### [Data records]
· · · · ·
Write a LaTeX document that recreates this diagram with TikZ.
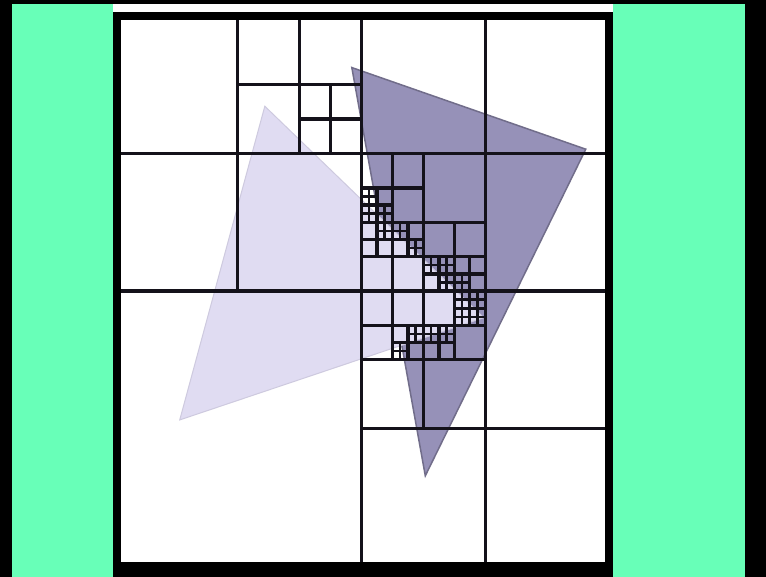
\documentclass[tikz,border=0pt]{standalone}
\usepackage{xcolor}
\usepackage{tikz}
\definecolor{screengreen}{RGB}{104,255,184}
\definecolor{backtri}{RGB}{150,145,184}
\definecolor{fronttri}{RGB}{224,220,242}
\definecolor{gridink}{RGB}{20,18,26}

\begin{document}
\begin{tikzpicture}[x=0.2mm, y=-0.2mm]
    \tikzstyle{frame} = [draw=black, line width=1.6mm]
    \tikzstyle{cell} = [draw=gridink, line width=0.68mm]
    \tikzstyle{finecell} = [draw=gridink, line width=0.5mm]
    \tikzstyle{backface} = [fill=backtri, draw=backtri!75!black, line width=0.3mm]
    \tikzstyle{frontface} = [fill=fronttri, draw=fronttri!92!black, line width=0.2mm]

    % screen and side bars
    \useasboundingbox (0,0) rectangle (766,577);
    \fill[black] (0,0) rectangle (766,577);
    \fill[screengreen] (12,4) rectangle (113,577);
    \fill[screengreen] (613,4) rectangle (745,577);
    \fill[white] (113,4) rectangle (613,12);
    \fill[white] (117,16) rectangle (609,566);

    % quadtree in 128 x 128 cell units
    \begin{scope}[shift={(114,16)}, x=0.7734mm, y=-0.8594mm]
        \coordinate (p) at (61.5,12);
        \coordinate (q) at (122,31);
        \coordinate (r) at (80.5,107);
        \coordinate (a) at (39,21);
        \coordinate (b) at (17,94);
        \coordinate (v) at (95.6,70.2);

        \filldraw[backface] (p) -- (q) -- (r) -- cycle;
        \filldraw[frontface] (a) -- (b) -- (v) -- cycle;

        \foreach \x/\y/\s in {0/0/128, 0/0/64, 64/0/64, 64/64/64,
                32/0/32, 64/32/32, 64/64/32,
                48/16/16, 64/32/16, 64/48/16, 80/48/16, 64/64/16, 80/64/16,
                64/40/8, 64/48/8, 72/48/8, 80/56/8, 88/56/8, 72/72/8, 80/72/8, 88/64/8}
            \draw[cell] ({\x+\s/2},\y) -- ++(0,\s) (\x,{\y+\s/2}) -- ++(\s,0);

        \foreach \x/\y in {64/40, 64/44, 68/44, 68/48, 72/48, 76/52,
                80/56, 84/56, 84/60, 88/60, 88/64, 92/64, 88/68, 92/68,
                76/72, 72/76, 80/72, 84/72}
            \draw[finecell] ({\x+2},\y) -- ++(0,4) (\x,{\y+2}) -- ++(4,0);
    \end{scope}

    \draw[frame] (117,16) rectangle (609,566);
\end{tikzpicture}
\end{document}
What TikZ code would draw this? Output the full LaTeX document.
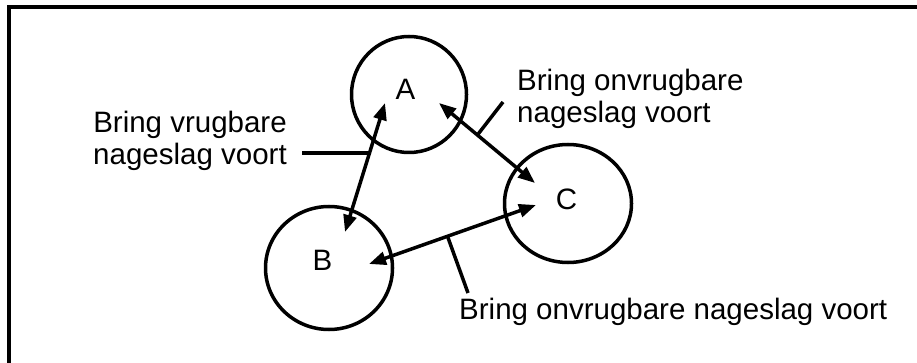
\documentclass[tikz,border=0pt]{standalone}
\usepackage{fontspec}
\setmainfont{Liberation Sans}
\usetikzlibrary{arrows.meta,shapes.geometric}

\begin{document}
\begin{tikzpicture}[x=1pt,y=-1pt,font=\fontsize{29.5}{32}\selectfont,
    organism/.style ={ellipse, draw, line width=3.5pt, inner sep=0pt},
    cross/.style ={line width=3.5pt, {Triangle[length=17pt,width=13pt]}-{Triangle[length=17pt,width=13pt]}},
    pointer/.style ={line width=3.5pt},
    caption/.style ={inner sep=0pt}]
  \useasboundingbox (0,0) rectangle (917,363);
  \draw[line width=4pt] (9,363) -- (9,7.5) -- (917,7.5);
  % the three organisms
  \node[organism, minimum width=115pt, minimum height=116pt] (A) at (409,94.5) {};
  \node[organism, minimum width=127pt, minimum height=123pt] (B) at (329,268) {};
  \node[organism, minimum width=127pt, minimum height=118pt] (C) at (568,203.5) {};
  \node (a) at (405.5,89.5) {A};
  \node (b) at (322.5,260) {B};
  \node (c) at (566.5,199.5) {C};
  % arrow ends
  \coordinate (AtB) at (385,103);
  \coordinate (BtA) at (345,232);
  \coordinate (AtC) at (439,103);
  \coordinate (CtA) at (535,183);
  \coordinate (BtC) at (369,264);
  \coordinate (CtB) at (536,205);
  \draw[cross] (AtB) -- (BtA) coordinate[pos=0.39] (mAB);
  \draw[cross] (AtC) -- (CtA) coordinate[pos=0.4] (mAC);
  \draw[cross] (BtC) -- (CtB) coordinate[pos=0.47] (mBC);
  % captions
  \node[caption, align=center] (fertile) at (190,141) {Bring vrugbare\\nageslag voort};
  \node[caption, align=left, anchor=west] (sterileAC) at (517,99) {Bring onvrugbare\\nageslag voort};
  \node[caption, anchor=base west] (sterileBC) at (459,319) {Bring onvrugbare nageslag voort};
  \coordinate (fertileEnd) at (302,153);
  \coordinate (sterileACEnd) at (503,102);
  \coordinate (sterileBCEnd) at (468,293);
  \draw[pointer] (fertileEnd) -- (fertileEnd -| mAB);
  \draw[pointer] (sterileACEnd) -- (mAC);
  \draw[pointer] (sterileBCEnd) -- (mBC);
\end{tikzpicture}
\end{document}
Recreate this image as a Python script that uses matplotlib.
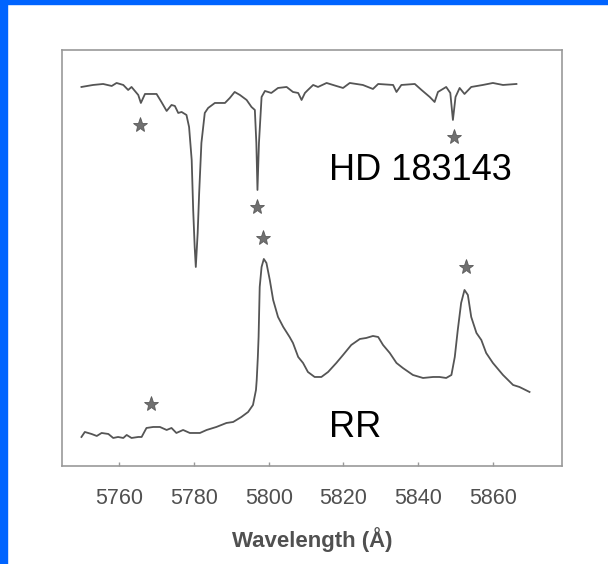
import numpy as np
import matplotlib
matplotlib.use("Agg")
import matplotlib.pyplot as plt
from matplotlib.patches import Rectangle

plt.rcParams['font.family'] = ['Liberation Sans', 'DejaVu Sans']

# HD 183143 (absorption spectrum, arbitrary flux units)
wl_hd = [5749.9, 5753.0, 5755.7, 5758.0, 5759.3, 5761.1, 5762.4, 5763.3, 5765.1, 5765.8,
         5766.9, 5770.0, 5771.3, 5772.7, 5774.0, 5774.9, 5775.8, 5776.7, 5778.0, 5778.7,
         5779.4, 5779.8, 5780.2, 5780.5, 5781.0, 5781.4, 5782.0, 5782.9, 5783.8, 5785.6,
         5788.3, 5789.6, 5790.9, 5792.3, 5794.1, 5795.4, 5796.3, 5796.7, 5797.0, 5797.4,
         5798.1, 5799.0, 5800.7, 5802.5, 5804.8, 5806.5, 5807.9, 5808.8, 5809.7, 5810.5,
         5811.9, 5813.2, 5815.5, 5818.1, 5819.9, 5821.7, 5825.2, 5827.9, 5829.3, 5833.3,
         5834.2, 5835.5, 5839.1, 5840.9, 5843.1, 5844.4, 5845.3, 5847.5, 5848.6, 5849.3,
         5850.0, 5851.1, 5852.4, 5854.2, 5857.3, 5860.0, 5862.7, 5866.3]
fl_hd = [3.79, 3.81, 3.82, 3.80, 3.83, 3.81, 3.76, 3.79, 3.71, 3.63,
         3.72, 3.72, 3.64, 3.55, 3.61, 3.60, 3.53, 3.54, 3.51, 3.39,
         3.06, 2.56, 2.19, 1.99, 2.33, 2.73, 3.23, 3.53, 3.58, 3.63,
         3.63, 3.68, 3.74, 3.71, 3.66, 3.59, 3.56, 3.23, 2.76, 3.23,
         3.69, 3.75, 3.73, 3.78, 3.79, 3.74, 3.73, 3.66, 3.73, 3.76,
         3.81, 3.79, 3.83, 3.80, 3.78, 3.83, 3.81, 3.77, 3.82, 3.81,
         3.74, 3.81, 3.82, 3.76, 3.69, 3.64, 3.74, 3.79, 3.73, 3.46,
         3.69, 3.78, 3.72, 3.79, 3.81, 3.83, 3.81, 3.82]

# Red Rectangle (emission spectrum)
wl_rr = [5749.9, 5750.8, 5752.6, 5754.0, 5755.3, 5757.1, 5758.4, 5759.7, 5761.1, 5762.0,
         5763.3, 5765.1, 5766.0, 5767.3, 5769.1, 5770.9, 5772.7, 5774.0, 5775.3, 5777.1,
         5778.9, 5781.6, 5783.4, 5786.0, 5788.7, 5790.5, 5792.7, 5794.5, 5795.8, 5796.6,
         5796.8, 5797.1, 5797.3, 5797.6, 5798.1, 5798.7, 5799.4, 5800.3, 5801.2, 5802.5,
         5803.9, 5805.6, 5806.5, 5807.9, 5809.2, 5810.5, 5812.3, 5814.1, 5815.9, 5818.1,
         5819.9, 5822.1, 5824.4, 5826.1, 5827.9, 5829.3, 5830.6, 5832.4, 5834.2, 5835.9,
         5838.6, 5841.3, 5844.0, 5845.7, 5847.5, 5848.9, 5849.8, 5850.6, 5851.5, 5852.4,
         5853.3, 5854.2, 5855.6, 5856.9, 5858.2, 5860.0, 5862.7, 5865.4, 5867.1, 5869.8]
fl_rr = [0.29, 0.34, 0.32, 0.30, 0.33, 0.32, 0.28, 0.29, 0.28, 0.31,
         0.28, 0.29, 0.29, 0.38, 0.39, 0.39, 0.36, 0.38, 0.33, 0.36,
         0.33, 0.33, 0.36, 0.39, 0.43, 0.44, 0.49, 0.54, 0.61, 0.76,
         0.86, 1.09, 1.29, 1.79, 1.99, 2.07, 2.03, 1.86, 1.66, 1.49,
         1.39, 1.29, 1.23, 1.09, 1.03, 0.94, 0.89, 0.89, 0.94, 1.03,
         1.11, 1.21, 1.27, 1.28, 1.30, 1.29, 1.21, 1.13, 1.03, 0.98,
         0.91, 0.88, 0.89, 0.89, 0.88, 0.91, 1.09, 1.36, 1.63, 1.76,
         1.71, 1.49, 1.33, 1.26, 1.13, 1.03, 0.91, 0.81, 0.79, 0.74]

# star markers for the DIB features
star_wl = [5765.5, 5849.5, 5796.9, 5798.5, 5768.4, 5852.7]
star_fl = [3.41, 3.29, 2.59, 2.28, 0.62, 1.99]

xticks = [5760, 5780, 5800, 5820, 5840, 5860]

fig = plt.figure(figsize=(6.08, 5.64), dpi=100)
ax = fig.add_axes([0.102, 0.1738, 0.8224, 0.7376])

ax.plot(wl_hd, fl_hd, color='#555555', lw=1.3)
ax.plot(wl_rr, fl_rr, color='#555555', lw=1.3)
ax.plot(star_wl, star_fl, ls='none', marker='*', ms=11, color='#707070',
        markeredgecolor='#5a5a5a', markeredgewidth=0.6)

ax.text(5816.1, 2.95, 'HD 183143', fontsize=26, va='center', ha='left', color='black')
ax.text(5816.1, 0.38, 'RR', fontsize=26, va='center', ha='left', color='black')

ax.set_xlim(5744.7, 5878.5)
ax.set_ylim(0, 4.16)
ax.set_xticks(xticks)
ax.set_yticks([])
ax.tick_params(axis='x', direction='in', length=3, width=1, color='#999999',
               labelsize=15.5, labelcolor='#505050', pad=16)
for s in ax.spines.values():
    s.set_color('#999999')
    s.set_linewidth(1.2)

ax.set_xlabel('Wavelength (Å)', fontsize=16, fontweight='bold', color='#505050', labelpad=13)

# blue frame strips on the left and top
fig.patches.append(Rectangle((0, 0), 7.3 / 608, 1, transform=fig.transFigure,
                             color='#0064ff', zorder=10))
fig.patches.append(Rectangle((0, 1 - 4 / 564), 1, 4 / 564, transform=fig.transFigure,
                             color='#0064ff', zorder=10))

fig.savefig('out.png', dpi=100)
· · · · ·
### [Exercise description]
Skip the pictures. Set down only the lines from the one containing "Recreate this image" through the one containing "plt.rcParams['font.family'] = ['Liberation", exactly as they appear, ends included.

### [Expected answer]
Recreate this image as a Python script that uses matplotlib.
import numpy as np
import matplotlib
matplotlib.use("Agg")
import matplotlib.pyplot as plt
from matplotlib.patches import Rectangle

plt.rcParams['font.family'] = ['Liberation Sans', 'DejaVu Sans']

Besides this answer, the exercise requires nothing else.